▶

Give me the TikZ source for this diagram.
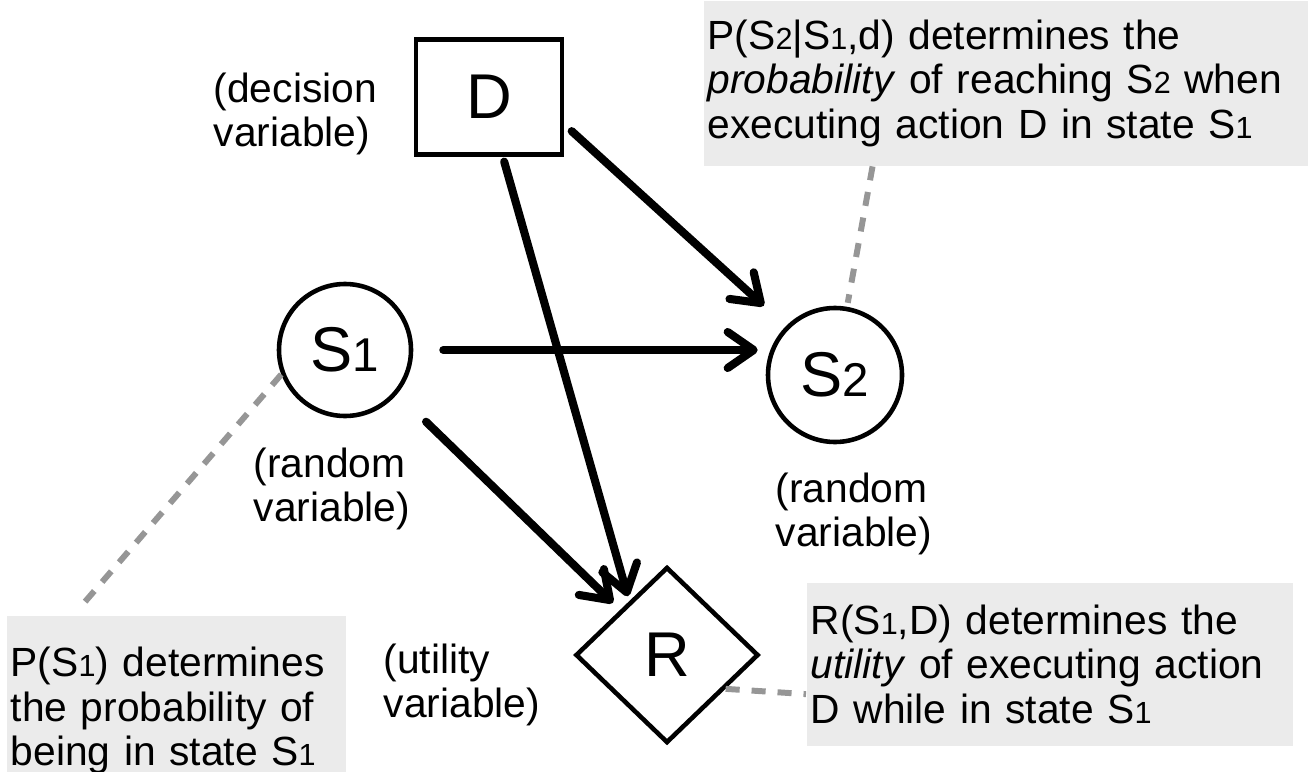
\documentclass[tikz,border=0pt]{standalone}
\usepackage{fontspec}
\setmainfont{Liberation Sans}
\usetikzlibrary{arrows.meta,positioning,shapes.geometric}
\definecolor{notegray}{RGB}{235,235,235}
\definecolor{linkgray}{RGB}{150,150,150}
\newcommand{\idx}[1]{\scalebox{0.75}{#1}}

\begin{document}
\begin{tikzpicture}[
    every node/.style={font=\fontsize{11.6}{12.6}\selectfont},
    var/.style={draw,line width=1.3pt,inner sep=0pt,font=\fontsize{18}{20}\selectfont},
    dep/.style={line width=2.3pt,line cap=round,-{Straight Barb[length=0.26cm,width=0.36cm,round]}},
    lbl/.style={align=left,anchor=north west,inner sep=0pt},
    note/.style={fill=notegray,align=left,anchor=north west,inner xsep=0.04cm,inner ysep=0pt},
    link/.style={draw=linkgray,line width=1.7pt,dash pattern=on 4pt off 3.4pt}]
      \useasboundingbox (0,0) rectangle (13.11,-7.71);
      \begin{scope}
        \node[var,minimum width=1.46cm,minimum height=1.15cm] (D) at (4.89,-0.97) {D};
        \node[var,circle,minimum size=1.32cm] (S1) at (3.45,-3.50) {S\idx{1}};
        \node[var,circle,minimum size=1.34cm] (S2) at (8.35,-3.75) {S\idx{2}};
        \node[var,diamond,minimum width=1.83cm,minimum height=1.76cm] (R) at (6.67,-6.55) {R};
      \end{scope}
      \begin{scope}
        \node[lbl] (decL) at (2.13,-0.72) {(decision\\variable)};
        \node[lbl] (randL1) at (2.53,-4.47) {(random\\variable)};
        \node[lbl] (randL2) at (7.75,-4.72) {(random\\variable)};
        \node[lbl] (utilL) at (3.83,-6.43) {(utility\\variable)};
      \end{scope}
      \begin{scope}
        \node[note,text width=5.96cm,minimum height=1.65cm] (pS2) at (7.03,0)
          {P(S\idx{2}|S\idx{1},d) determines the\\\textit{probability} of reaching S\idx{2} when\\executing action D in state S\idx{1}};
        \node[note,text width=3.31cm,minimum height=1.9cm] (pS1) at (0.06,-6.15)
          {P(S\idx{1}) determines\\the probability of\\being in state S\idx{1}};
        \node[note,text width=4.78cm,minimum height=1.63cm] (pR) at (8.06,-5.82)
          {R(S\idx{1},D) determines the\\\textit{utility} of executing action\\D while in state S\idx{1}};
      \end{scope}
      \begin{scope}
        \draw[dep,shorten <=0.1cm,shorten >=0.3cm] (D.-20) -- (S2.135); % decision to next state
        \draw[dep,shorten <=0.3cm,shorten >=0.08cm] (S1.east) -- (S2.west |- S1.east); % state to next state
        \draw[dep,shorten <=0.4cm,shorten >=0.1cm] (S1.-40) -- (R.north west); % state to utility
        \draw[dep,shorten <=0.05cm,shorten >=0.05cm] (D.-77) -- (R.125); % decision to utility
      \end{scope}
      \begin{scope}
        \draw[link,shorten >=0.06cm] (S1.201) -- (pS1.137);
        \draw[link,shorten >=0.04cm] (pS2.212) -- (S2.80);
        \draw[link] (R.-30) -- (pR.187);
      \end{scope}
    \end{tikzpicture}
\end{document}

◀
▶

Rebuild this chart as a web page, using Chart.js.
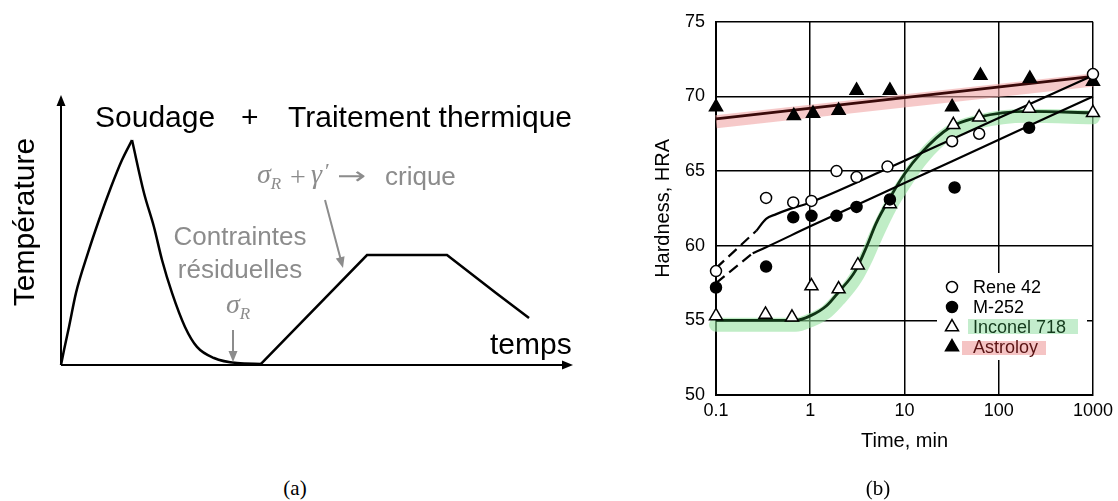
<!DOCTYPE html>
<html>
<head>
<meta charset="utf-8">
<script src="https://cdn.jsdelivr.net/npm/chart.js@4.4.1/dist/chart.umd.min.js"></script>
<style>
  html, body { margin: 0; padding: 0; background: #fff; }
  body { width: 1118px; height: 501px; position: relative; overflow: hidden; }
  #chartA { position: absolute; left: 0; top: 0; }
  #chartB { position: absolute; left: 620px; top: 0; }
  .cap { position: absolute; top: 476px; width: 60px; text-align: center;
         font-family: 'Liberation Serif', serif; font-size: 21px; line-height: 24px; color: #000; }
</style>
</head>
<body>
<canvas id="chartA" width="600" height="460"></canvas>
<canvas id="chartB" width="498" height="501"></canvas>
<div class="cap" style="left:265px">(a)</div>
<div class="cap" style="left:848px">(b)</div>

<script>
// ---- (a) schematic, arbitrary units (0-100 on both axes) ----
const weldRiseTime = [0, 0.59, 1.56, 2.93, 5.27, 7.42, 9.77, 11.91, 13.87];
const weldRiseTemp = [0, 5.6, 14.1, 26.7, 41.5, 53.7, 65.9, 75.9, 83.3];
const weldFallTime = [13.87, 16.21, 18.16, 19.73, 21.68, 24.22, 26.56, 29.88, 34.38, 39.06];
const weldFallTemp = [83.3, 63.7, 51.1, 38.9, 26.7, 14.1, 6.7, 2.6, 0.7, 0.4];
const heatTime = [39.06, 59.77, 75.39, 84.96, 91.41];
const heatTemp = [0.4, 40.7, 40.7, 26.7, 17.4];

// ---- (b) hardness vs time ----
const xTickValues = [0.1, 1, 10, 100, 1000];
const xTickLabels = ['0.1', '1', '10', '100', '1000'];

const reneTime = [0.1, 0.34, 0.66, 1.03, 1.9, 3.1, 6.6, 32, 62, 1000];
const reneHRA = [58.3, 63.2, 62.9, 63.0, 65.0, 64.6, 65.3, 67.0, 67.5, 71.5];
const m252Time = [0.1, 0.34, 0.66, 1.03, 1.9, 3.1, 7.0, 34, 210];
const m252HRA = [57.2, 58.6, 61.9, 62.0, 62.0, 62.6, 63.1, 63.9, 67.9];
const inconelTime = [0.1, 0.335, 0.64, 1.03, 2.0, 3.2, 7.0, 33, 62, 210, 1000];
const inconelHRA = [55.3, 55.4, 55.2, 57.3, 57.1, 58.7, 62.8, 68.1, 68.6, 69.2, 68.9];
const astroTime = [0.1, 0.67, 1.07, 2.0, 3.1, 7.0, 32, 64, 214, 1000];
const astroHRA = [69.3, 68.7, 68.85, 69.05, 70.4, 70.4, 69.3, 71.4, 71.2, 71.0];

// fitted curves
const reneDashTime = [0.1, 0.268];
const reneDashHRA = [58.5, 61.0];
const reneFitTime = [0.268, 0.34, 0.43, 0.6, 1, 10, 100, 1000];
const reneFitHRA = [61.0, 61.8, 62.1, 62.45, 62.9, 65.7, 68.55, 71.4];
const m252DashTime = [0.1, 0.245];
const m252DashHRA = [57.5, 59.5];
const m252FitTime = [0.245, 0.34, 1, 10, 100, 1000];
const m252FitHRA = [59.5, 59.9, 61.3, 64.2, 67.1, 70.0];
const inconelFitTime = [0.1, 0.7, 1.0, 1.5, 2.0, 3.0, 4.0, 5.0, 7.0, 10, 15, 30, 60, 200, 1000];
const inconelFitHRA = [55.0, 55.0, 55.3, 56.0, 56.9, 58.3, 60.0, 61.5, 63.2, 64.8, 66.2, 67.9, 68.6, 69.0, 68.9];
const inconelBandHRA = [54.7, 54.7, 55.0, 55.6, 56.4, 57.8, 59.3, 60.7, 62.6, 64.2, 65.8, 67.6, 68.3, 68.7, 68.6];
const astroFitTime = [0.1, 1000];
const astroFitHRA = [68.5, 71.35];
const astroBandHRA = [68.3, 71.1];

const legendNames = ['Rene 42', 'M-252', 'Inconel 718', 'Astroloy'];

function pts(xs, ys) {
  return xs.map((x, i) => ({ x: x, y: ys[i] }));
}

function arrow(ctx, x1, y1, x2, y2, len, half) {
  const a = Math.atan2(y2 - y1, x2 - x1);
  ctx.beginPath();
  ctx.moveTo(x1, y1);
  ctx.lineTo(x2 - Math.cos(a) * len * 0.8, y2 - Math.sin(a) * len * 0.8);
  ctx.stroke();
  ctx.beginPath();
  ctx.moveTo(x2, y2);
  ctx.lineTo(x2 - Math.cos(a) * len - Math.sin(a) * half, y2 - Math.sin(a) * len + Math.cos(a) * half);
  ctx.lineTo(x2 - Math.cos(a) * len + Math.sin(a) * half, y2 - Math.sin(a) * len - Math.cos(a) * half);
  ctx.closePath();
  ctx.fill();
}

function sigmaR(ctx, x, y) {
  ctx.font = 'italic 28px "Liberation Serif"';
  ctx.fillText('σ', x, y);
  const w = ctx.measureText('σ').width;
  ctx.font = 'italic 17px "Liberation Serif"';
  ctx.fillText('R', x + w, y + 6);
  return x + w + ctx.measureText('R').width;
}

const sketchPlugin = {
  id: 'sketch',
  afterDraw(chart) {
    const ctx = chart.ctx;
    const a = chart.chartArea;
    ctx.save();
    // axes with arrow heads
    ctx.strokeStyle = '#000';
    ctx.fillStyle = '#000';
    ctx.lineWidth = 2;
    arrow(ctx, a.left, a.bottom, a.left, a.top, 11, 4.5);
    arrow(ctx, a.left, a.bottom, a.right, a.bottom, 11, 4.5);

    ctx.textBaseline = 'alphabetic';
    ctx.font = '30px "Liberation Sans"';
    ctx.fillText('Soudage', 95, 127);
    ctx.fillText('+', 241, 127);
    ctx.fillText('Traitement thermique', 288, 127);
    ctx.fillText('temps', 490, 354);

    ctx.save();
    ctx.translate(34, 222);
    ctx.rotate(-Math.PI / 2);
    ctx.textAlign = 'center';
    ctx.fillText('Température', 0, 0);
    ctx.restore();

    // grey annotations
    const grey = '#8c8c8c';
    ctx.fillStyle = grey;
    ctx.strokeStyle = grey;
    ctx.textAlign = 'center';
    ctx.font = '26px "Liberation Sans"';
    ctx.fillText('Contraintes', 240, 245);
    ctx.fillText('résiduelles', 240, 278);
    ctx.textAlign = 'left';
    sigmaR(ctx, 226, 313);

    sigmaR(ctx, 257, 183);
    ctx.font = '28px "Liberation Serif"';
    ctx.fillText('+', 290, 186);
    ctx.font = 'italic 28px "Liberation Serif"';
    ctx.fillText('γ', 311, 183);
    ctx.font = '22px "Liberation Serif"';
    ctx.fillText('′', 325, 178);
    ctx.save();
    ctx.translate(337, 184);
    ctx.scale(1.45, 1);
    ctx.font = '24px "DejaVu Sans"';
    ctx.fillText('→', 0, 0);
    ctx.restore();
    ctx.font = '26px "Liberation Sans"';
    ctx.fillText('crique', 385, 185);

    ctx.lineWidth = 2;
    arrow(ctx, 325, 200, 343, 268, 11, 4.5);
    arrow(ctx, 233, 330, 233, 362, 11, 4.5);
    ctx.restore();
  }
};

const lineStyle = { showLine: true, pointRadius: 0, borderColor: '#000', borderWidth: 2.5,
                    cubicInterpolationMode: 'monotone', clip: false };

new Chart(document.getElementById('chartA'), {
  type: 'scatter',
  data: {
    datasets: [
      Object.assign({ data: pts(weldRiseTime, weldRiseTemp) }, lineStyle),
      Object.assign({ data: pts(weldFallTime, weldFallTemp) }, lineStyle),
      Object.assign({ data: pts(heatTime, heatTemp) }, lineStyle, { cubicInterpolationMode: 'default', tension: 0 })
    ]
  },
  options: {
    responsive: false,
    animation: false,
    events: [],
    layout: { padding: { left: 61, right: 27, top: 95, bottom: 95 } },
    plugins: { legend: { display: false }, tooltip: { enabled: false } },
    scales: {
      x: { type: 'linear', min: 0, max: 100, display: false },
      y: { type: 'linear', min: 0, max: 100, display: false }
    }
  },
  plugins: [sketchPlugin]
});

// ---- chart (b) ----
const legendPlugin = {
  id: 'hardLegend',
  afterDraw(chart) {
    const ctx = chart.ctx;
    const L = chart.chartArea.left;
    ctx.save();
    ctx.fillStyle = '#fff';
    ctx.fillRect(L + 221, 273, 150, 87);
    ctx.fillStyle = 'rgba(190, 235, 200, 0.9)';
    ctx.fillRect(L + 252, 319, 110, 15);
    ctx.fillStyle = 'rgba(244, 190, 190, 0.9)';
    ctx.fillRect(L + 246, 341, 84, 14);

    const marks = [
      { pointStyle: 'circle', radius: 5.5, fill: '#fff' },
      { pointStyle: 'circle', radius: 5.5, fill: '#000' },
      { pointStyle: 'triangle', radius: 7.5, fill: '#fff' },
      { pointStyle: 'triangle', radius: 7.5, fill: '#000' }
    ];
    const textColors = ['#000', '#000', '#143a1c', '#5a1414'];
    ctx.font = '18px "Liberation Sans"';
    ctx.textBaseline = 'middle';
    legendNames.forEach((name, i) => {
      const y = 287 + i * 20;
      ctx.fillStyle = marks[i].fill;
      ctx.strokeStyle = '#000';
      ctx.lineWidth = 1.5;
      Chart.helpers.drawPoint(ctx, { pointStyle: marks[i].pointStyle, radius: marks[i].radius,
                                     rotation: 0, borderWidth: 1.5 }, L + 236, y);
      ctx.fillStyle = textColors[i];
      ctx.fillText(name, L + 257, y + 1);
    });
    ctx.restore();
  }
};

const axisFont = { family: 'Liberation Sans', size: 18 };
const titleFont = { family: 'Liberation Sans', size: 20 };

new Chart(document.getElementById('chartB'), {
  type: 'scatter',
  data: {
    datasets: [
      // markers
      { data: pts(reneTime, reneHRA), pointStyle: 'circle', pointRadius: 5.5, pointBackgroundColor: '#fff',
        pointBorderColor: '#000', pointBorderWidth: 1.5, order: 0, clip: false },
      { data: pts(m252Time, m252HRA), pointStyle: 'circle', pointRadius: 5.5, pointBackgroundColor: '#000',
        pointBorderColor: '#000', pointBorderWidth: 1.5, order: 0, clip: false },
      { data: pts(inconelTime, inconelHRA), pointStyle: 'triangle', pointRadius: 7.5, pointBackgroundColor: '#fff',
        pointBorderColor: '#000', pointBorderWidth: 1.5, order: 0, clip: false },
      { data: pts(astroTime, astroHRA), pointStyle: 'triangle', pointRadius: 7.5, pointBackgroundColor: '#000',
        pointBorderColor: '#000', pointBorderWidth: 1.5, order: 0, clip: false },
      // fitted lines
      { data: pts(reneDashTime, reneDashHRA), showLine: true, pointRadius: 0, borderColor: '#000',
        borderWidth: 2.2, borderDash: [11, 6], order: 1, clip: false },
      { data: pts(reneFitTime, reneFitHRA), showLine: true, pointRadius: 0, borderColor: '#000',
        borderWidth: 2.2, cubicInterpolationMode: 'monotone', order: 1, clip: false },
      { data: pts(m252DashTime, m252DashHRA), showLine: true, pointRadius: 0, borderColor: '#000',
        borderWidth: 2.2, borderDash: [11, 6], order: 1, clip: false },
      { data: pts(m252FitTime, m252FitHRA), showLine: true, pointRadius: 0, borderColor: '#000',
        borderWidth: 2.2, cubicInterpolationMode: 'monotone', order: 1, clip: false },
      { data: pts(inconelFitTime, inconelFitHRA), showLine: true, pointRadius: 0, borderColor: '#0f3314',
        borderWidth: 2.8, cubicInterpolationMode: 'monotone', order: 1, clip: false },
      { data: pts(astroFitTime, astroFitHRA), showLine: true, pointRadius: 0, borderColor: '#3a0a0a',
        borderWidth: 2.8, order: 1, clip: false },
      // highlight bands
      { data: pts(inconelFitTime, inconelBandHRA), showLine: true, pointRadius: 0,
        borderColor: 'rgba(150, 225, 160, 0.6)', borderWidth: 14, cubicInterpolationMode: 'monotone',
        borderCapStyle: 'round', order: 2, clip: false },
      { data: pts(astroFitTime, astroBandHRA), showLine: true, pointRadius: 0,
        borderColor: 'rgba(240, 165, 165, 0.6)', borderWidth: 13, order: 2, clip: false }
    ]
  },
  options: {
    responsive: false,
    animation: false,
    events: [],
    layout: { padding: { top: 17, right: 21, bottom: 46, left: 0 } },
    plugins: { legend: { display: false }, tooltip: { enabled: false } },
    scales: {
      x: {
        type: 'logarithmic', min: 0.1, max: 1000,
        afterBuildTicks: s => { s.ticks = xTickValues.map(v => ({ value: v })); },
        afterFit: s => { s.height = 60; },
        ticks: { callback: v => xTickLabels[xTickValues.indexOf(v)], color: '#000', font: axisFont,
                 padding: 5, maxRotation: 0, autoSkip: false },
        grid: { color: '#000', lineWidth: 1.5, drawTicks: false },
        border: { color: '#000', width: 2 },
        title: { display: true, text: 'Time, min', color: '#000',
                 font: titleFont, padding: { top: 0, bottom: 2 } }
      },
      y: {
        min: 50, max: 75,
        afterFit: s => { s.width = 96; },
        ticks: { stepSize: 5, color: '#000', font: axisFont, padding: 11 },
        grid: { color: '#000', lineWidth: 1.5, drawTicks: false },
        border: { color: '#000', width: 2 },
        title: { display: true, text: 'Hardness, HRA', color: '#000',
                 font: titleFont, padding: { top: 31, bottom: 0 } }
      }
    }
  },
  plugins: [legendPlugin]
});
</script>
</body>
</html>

◀

Select every line above that contains the word "this", and copy it.

- **Answer to the task**:
Give me the TikZ source for this diagram.
Rebuild this chart as a web page, using Chart.js.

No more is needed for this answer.